Your instructions
Give back the entire listing verbatim.

Data shown
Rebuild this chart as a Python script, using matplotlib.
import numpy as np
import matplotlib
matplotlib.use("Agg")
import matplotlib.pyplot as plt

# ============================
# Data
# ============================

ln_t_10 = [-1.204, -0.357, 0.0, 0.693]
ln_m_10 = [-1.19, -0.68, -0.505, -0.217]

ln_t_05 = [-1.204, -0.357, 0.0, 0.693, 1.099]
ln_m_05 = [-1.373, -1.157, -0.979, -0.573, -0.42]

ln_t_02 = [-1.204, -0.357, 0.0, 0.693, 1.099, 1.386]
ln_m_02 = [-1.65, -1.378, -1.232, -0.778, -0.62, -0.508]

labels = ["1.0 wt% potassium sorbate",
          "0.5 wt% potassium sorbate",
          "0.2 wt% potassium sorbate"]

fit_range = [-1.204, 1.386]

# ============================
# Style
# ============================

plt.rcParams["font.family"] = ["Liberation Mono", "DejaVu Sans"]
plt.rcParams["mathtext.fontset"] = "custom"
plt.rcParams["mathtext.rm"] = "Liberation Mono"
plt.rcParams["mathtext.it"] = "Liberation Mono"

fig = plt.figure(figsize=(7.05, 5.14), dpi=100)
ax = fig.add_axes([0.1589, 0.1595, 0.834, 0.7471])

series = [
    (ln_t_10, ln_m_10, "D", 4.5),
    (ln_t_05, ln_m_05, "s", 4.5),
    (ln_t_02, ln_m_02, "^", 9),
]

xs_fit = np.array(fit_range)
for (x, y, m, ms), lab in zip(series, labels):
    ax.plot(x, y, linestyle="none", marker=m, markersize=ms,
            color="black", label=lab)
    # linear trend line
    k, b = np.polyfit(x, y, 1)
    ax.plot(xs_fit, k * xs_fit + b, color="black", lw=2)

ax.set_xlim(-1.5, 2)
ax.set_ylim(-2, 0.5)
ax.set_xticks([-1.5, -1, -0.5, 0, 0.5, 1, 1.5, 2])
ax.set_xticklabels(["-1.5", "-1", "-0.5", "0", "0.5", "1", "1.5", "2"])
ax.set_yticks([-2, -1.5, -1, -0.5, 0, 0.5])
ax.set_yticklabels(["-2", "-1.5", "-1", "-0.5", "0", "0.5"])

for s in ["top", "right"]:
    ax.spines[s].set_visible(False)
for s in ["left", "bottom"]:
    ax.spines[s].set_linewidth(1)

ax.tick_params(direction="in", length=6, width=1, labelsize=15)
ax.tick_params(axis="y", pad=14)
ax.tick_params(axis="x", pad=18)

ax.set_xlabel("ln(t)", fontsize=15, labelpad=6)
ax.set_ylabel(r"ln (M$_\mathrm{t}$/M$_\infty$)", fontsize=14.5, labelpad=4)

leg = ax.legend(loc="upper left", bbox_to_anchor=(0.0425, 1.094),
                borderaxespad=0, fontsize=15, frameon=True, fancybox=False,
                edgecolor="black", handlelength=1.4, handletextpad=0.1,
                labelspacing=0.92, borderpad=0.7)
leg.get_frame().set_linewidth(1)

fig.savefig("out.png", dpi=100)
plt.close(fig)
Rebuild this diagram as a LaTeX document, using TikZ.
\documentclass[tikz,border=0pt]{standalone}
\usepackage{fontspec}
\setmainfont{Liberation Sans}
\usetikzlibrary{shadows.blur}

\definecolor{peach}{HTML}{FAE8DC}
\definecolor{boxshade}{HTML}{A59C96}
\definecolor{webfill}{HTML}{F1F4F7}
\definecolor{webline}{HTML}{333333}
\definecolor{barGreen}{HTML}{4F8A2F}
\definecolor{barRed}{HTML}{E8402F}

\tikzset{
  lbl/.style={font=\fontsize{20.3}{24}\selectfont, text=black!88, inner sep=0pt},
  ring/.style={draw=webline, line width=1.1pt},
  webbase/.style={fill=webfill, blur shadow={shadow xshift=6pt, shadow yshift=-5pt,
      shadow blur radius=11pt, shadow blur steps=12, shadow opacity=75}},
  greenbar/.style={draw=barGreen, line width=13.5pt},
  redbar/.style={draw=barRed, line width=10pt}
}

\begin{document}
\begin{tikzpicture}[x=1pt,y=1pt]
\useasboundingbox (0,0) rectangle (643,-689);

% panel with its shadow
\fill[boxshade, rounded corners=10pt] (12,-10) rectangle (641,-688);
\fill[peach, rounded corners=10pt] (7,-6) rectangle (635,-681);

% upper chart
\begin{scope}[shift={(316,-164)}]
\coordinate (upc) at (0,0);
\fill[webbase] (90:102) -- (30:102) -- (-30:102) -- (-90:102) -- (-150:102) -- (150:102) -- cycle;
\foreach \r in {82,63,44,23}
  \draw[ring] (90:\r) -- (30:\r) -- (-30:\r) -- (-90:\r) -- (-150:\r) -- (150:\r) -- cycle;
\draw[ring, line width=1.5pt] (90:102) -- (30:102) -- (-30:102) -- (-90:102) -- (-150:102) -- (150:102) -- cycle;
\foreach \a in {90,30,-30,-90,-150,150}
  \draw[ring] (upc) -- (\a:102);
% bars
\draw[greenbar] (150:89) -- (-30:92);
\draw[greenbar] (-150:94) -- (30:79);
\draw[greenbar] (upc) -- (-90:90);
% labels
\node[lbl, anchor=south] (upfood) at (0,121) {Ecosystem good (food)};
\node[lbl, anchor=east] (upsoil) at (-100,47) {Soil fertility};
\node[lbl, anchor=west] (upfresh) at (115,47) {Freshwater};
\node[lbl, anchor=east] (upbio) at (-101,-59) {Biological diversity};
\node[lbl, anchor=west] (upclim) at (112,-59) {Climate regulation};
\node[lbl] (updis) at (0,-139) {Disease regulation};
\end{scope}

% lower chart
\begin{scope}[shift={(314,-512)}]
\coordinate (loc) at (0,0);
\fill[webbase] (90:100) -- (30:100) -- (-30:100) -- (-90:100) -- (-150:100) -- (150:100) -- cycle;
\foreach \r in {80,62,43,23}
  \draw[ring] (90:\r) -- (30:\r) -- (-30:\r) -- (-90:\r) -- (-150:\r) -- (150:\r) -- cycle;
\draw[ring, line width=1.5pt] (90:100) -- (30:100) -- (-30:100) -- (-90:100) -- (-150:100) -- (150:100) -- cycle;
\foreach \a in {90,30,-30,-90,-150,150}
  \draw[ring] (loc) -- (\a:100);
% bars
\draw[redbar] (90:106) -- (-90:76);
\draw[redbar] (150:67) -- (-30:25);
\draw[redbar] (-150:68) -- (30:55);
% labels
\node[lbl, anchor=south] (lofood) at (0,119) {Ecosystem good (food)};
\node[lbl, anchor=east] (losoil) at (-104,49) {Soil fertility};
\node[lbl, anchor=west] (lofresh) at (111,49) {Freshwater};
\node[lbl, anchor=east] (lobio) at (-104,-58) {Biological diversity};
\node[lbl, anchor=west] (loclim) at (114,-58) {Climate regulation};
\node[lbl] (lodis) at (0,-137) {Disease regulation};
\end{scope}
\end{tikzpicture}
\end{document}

Correct output
Rebuild this chart as a Python script, using matplotlib.
import numpy as np
import matplotlib
matplotlib.use("Agg")
import matplotlib.pyplot as plt

# ============================
# Data
# ============================

ln_t_10 = [-1.204, -0.357, 0.0, 0.693]
ln_m_10 = [-1.19, -0.68, -0.505, -0.217]

ln_t_05 = [-1.204, -0.357, 0.0, 0.693, 1.099]
ln_m_05 = [-1.373, -1.157, -0.979, -0.573, -0.42]

ln_t_02 = [-1.204, -0.357, 0.0, 0.693, 1.099, 1.386]
ln_m_02 = [-1.65, -1.378, -1.232, -0.778, -0.62, -0.508]

labels = ["1.0 wt% potassium sorbate",
          "0.5 wt% potassium sorbate",
          "0.2 wt% potassium sorbate"]

fit_range = [-1.204, 1.386]

# ============================
# Style
# ============================

plt.rcParams["font.family"] = ["Liberation Mono", "DejaVu Sans"]
plt.rcParams["mathtext.fontset"] = "custom"
plt.rcParams["mathtext.rm"] = "Liberation Mono"
plt.rcParams["mathtext.it"] = "Liberation Mono"

fig = plt.figure(figsize=(7.05, 5.14), dpi=100)
ax = fig.add_axes([0.1589, 0.1595, 0.834, 0.7471])

series = [
    (ln_t_10, ln_m_10, "D", 4.5),
    (ln_t_05, ln_m_05, "s", 4.5),
    (ln_t_02, ln_m_02, "^", 9),
]

xs_fit = np.array(fit_range)
for (x, y, m, ms), lab in zip(series, labels):
    ax.plot(x, y, linestyle="none", marker=m, markersize=ms,
            color="black", label=lab)
    # linear trend line
    k, b = np.polyfit(x, y, 1)
    ax.plot(xs_fit, k * xs_fit + b, color="black", lw=2)

ax.set_xlim(-1.5, 2)
ax.set_ylim(-2, 0.5)
ax.set_xticks([-1.5, -1, -0.5, 0, 0.5, 1, 1.5, 2])
ax.set_xticklabels(["-1.5", "-1", "-0.5", "0", "0.5", "1", "1.5", "2"])
ax.set_yticks([-2, -1.5, -1, -0.5, 0, 0.5])
ax.set_yticklabels(["-2", "-1.5", "-1", "-0.5", "0", "0.5"])

for s in ["top", "right"]:
    ax.spines[s].set_visible(False)
for s in ["left", "bottom"]:
    ax.spines[s].set_linewidth(1)

ax.tick_params(direction="in", length=6, width=1, labelsize=15)
ax.tick_params(axis="y", pad=14)
ax.tick_params(axis="x", pad=18)

ax.set_xlabel("ln(t)", fontsize=15, labelpad=6)
ax.set_ylabel(r"ln (M$_\mathrm{t}$/M$_\infty$)", fontsize=14.5, labelpad=4)

leg = ax.legend(loc="upper left", bbox_to_anchor=(0.0425, 1.094),
                borderaxespad=0, fontsize=15, frameon=True, fancybox=False,
                edgecolor="black", handlelength=1.4, handletextpad=0.1,
                labelspacing=0.92, borderpad=0.7)
leg.get_frame().set_linewidth(1)

fig.savefig("out.png", dpi=100)
plt.close(fig)
Rebuild this diagram as a LaTeX document, using TikZ.
\documentclass[tikz,border=0pt]{standalone}
\usepackage{fontspec}
\setmainfont{Liberation Sans}
\usetikzlibrary{shadows.blur}

\definecolor{peach}{HTML}{FAE8DC}
\definecolor{boxshade}{HTML}{A59C96}
\definecolor{webfill}{HTML}{F1F4F7}
\definecolor{webline}{HTML}{333333}
\definecolor{barGreen}{HTML}{4F8A2F}
\definecolor{barRed}{HTML}{E8402F}

\tikzset{
  lbl/.style={font=\fontsize{20.3}{24}\selectfont, text=black!88, inner sep=0pt},
  ring/.style={draw=webline, line width=1.1pt},
  webbase/.style={fill=webfill, blur shadow={shadow xshift=6pt, shadow yshift=-5pt,
      shadow blur radius=11pt, shadow blur steps=12, shadow opacity=75}},
  greenbar/.style={draw=barGreen, line width=13.5pt},
  redbar/.style={draw=barRed, line width=10pt}
}

\begin{document}
\begin{tikzpicture}[x=1pt,y=1pt]
\useasboundingbox (0,0) rectangle (643,-689);

% panel with its shadow
\fill[boxshade, rounded corners=10pt] (12,-10) rectangle (641,-688);
\fill[peach, rounded corners=10pt] (7,-6) rectangle (635,-681);

% upper chart
\begin{scope}[shift={(316,-164)}]
\coordinate (upc) at (0,0);
\fill[webbase] (90:102) -- (30:102) -- (-30:102) -- (-90:102) -- (-150:102) -- (150:102) -- cycle;
\foreach \r in {82,63,44,23}
  \draw[ring] (90:\r) -- (30:\r) -- (-30:\r) -- (-90:\r) -- (-150:\r) -- (150:\r) -- cycle;
\draw[ring, line width=1.5pt] (90:102) -- (30:102) -- (-30:102) -- (-90:102) -- (-150:102) -- (150:102) -- cycle;
\foreach \a in {90,30,-30,-90,-150,150}
  \draw[ring] (upc) -- (\a:102);
% bars
\draw[greenbar] (150:89) -- (-30:92);
\draw[greenbar] (-150:94) -- (30:79);
\draw[greenbar] (upc) -- (-90:90);
% labels
\node[lbl, anchor=south] (upfood) at (0,121) {Ecosystem good (food)};
\node[lbl, anchor=east] (upsoil) at (-100,47) {Soil fertility};
\node[lbl, anchor=west] (upfresh) at (115,47) {Freshwater};
\node[lbl, anchor=east] (upbio) at (-101,-59) {Biological diversity};
\node[lbl, anchor=west] (upclim) at (112,-59) {Climate regulation};
\node[lbl] (updis) at (0,-139) {Disease regulation};
\end{scope}

% lower chart
\begin{scope}[shift={(314,-512)}]
\coordinate (loc) at (0,0);
\fill[webbase] (90:100) -- (30:100) -- (-30:100) -- (-90:100) -- (-150:100) -- (150:100) -- cycle;
\foreach \r in {80,62,43,23}
  \draw[ring] (90:\r) -- (30:\r) -- (-30:\r) -- (-90:\r) -- (-150:\r) -- (150:\r) -- cycle;
\draw[ring, line width=1.5pt] (90:100) -- (30:100) -- (-30:100) -- (-90:100) -- (-150:100) -- (150:100) -- cycle;
\foreach \a in {90,30,-30,-90,-150,150}
  \draw[ring] (loc) -- (\a:100);
% bars
\draw[redbar] (90:106) -- (-90:76);
\draw[redbar] (150:67) -- (-30:25);
\draw[redbar] (-150:68) -- (30:55);
% labels
\node[lbl, anchor=south] (lofood) at (0,119) {Ecosystem good (food)};
\node[lbl, anchor=east] (losoil) at (-104,49) {Soil fertility};
\node[lbl, anchor=west] (lofresh) at (111,49) {Freshwater};
\node[lbl, anchor=east] (lobio) at (-104,-58) {Biological diversity};
\node[lbl, anchor=west] (loclim) at (114,-58) {Climate regulation};
\node[lbl] (lodis) at (0,-137) {Disease regulation};
\end{scope}
\end{tikzpicture}
\end{document}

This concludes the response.